** Begin Data block **

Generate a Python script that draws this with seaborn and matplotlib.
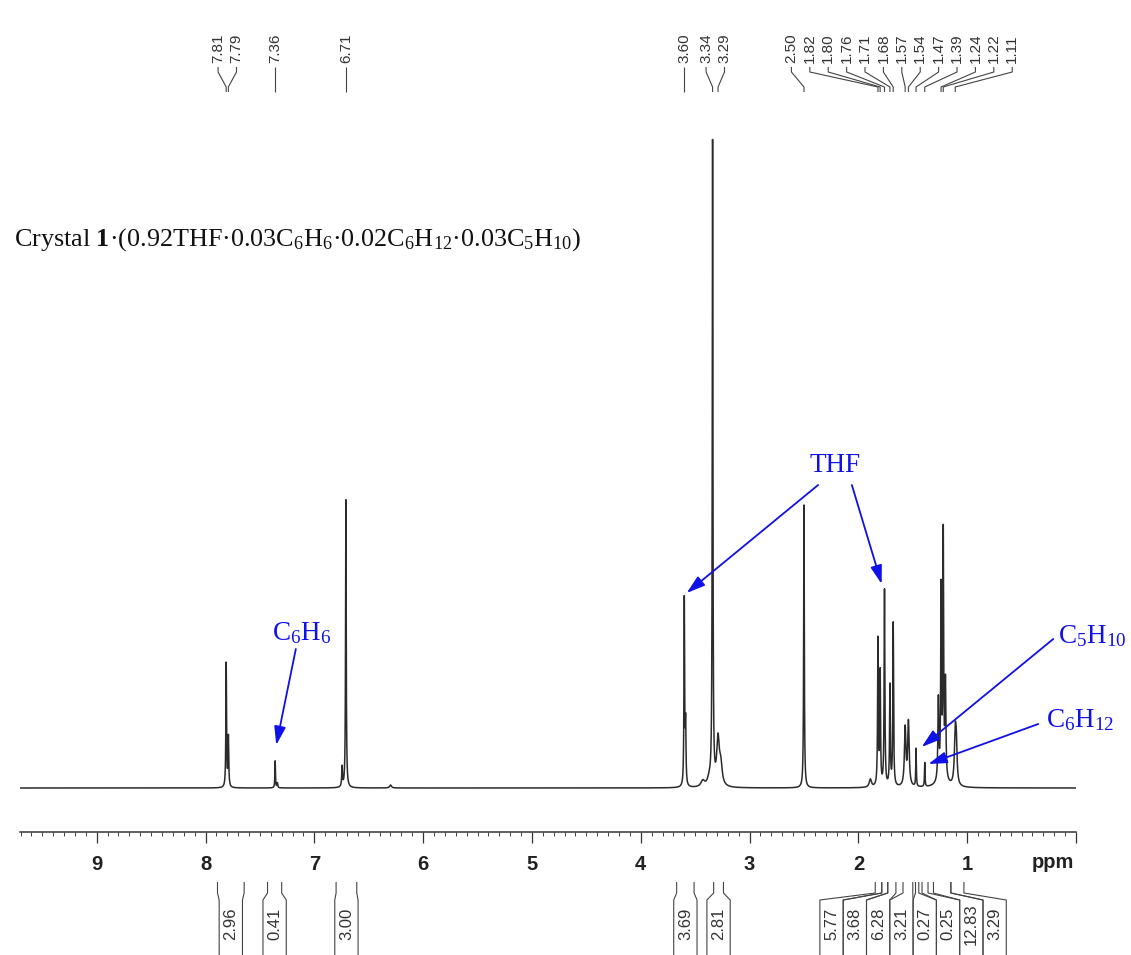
import numpy as np
import pandas as pd
import matplotlib
matplotlib.use("Agg")
import matplotlib.pyplot as plt
from matplotlib.ticker import MultipleLocator, FixedLocator
import seaborn as sns

# ---------------------------------------------------------------- data
# Labelled signals: chemical shift (ppm), peak intensity, half width (ppm)
peak_ppm = [7.81, 7.79, 7.36, 6.71, 3.60, 3.34, 3.29, 2.50,
            1.82, 1.80, 1.76, 1.71, 1.68, 1.57, 1.54, 1.47, 1.39,
            1.24, 1.22, 1.11]
peak_height = [124, 50, 27, 288, 186, 642, 46, 283,
               146, 112, 196, 100, 163, 58, 64, 38, 24,
               185, 240, 50]
peak_hwhm = [0.0035, 0.004, 0.003, 0.0035, 0.0035, 0.0035, 0.014, 0.0035,
             0.004, 0.004, 0.004, 0.004, 0.004, 0.008, 0.008, 0.003, 0.003,
             0.004, 0.004, 0.009]

# Unlabelled shoulders and weak features
minor_ppm = [7.34, 6.745, 6.30, 3.588, 3.43, 3.37, 3.265, 1.89, 1.265, 1.20, 1.10, 1.23]
minor_height = [5, 20, 3, 60, 6, 7, 20, 8, 80, 95, 35, 10]
minor_hwhm = [0.004, 0.004, 0.01, 0.004, 0.02, 0.02, 0.015, 0.012, 0.005, 0.005, 0.008, 0.04]

# Integral regions (ppm, high -> low) and their values
integral_start = [7.89, 7.43, 6.80, 3.67, 3.33, 1.845, 1.785, 1.73, 1.59, 1.475, 1.415, 1.31, 1.15]
integral_end = [7.645, 7.30, 6.61, 3.51, 3.24, 1.785, 1.73, 1.655, 1.50, 1.445, 1.36, 1.15, 1.03]
integral_value = ["2.96", "0.41", "3.00", "3.69", "2.81", "5.77", "3.68", "6.28",
                  "3.21", "0.27", "0.25", "12.83", "3.29"]

# Axis
ppm_ticks = [0, 1, 2, 3, 4, 5, 6, 7, 8, 9]
ppm_tick_labels = ["", "1", "2", "3", "4", "5", "6", "7", "8", "9"]

# Solvent / impurity annotations: label, label position, arrow tails and heads
note_text = ["C$_6$H$_6$", "THF", "C$_5$H$_{10}$", "C$_6$H$_{12}$"]
note_pos = [(7.12, 155), (2.215, 322), (-0.15, 152), (-0.04, 68)]
note_arrows = [
    [((7.17, 139), (7.35, 43))],
    [((2.37, 303), (3.578, 195)), ((2.06, 303), (1.786, 204))],
    [((0.209, 149), (1.418, 41))],
    [((0.347, 64), (1.357, 24))],
]

title = "Crystal $\\mathbf{1}$\u00b7(0.92THF\u00b70.03C$_6$H$_6$\u00b70.02C$_6$H$_{12}$\u00b70.03C$_5$H$_{10}$)"

# ---------------------------------------------------------------- style
sns.set_theme(style="white")
plt.rcParams["font.family"] = ["Liberation Sans", "DejaVu Sans"]
plt.rcParams["mathtext.fontset"] = "custom"
plt.rcParams["mathtext.rm"] = "Liberation Serif"
plt.rcParams["mathtext.it"] = "Liberation Serif:italic"
plt.rcParams["mathtext.bf"] = "Liberation Serif:bold"

W, H = 1131, 955
fig = plt.figure(figsize=(W / 100, H / 100), dpi=100, facecolor="white")

ax_left, ax_right, ax_bottom_px = 20, 1076, 832
ax = fig.add_axes([ax_left / W, (H - ax_bottom_px) / H,
                   (ax_right - ax_left) / W, ax_bottom_px / H])
ax.set_facecolor("none")

XMAX, XMIN = 9.705, 0.0
YMIN, YMAX = -44, 788            # intensity units equal screen pixels
px_per_ppm = (ax_right - ax_left) / (XMAX - XMIN)

# ---------------------------------------------------------------- spectrum
grid = np.linspace(XMAX, XMIN, 60000)
centres = np.array(peak_ppm + minor_ppm)
heights = np.array(peak_height + minor_height, dtype=float)
widths = np.array(peak_hwhm + minor_hwhm)
spec = (heights[:, None] * widths[:, None] ** 2 /
        ((grid[None, :] - centres[:, None]) ** 2 + widths[:, None] ** 2)).sum(axis=0)
df = pd.DataFrame({"ppm": grid, "intensity": spec})
sns.lineplot(data=df, x="ppm", y="intensity", ax=ax, color="#2b2b2b",
             linewidth=1.1, estimator=None, sort=False, errorbar=None)

ax.set_xlim(XMAX, XMIN)
ax.set_ylim(YMIN, YMAX)
ax.set_xlabel("")
ax.set_ylabel("")
for side in ("top", "right", "left"):
    ax.spines[side].set_visible(False)
ax.spines["bottom"].set_color("#333333")
ax.spines["bottom"].set_linewidth(1.1)
ax.set_yticks([])
ax.xaxis.set_major_locator(FixedLocator(ppm_ticks))
ax.set_xticklabels(ppm_tick_labels, fontsize=14.5, fontweight="bold", color="#222222")
ax.xaxis.set_minor_locator(MultipleLocator(0.1))
ax.tick_params(axis="x", which="major", direction="out", length=8, width=0.9,
               color="#333333", pad=8.5, bottom=True)
ax.tick_params(axis="x", which="minor", direction="out", length=3.2, width=0.7,
               color="#444444", bottom=True)
ax.text(0.215, -74, "ppm", ha="center", va="center", fontsize=14.5,
        fontweight="bold", color="#222222", clip_on=False)


# ---------------------------------------------------------------- label spreading
def spread(values, gap):
    """Place labels along the axis, pushing crowded ones apart by `gap`."""
    pos = [-v for v in values]
    order = np.argsort(pos)
    clusters = [[i] for i in order]
    changed = True
    place = {}
    while changed:
        changed = False
        place = {}
        for cl in clusters:
            c = np.mean([pos[i] for i in cl])
            n = len(cl)
            for k, i in enumerate(cl):
                place[i] = c + (k - (n - 1) / 2) * gap
        for j in range(len(clusters) - 1):
            a, b = clusters[j], clusters[j + 1]
            if place[b[0]] - place[a[-1]] < gap - 1e-9:
                clusters[j] = a + b
                del clusters[j + 1]
                changed = True
                break
    return [-place[i] for i in range(len(values))]


line_kw = dict(color="#444444", linewidth=0.8, clip_on=False, solid_capstyle="butt")

# Peak picking labels along the top
top_gap = 18.4 / px_per_ppm
lab_x = spread(peak_ppm, top_gap)
y_txt, y_a, y_b, y_c = 788 - 63, 788 - 67, 788 - 72, 788 - 87
y_d = 788 - 92
for p, lx in zip(peak_ppm, lab_x):
    ax.text(lx, y_txt, f"{p:.2f}", rotation=90, ha="center", va="bottom",
            fontsize=11, color="#333333", clip_on=False)
    ax.plot([lx, lx, p, p], [y_a, y_b, y_c, y_d], **line_kw)

# Integral labels along the bottom
box_w = 23.3 / px_per_ppm
centres_int = [(a + b) / 2 for a, b in zip(integral_start, integral_end)]
box_c = spread(centres_int, box_w)
yi_top, yi_bend, yi_box, yi_end = 788 - 882, 788 - 893, 788 - 900, 788 - 970
yi_txt = 788 - 924
for a, b, c, v in zip(integral_start, integral_end, box_c, integral_value):
    left, right = c + box_w / 2, c - box_w / 2
    ax.plot([a, a, left, left], [yi_top, yi_bend, yi_box, yi_end], **line_kw)
    ax.plot([b, b, right, right], [yi_top, yi_bend, yi_box, yi_end], **line_kw)
    ax.text(c, yi_txt, v, rotation=90, ha="center", va="center",
            fontsize=12, color="#333333", clip_on=False)

# ---------------------------------------------------------------- annotations
blue = "#1010e8"
for txt, (tx, ty), arrows in zip(note_text, note_pos, note_arrows):
    ax.text(tx, ty, txt, ha="center", va="center", color=blue, fontsize=19.5,
            family=["Liberation Serif", "DejaVu Serif"], clip_on=False)
    for tail, head in arrows:
        ax.annotate("", xy=head, xytext=tail, annotation_clip=False,
                    arrowprops=dict(arrowstyle="-|>,head_length=0.8,head_width=0.25",
                                    color=blue, lw=1.3, shrinkA=0, shrinkB=0,
                                    mutation_scale=14))

fig.text(14 / W, 1 - 240 / H, title, ha="left", va="center", fontsize=18.8,
         family=["Liberation Serif", "DejaVu Serif"], color="#111111")

fig.savefig("out.png", dpi=100, facecolor="white")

** End Data block **

### Written task
Everything from the first line to the line with "import seaborn as sns" must be repeated exactly, and nothing else. Leave the pictures out.

### Task output
Generate a Python script that draws this with seaborn and matplotlib.
import numpy as np
import pandas as pd
import matplotlib
matplotlib.use("Agg")
import matplotlib.pyplot as plt
from matplotlib.ticker import MultipleLocator, FixedLocator
import seaborn as sns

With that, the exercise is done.